Detroit — Officials at a Detroit charter school are asking a judge to issue an emergency restraining order against Sharon McPhail to prohibit her from managing business operations at the school and to return its property.
Nancy Berkompas, a newly appointed conservator of Detroit Community Schools, filed a lawsuit and request for an injunction against McPhail on Thursday in Wayne Circuit Court, alleging that after McPhail was fired on Monday, she refused to leave the school.
McPhail was terminated after she refused to obtain the proper state certification to be superintendent at the school within three years of taking the position in 2012, school officials said.
The same day, the school's authorizer, Bay Mills Community College, installed Berkompas, a former teacher and school superintendent, as conservator.
The lawsuit says McPhail ignored repeated requests and notices to obtain the legal certification to be a superintendent or chief administrative officer, incurring more than $200,000 in fines for her failure to comply with the law.
Berkompas, through her attorneys, is asking the court to issue a judgment that says McPhail has no authority to operate or enter the school, to act as a signatory or co-signatory on school accounts and to keep any school property. The lawsuit also asks for a judicial order to block McPhail from interfering with the conservator and her duties.
In their request for an emergency restraining order, Berkompas' attorneys allege McPhail was trespassing on school property and has possession of school checks and financial documents, equipment, technology and records
"Plaintiff has suffered and will continue to suffer irreparable harm if defendant is permitted to exercise authority over operations and management of Detroit Community Schools," the lawsuit reads, including incurring fines for non-compliance with state law, creating the financial inability to pay school teachers and staff.
McPhail's continued operations of the school "will financially devastate plaintiff and harm the well-being of over 700 students" attending the school, the lawsuit alleges.
Tom Shields, a spokesman for the college, said after McPhail was informed of her termination, she told the staff "she decided to take a vacation for rest of the week."
"She did refuse to leave," said Shields, declining to explain how McPhail was removed from the school and whether it was voluntary.
The lawsuit alleges the school incurred costs to remove McPhail from school property "to ensure safety of the premises."
Shield said he was told that McPhail did not want to obtain certification after taking some courses and finding them "useless."
In order to avoid the legal requirement of certification, over a period of two years McPhail served in four different positions at the charter school, general counsel, chief business officer, chief administrative officer and school leader, the lawsuit alleges.
McPhail is an attorney and former general counsel for the city of Detroit. She was not immediately available for comment on Thursday. Calls to attorneys for the school also were not returned on Thursday.
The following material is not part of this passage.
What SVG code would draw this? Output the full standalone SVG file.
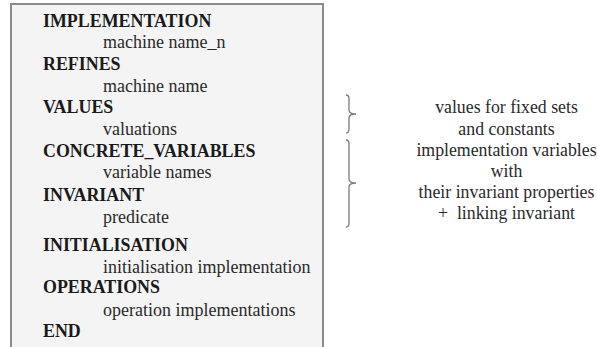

Officials said Berkompas' work will focus on bringing the school into compliance with state law by retaining a chief administrator with proper state certification, obtaining the proper financing that will allow the school to continue operations and addressing the penalties assessed by the state.
Last month, Bay Mills suspended the school’s board. It will remain suspended until the conservator’s work has been concluded, officials said.
The charter school, founded in 1997, serves more than 650 students in grades K-12 and is in the Brightmoor neighborhood. Bay Mills Community College oversees 46 charter schools serving more than 22,000 students.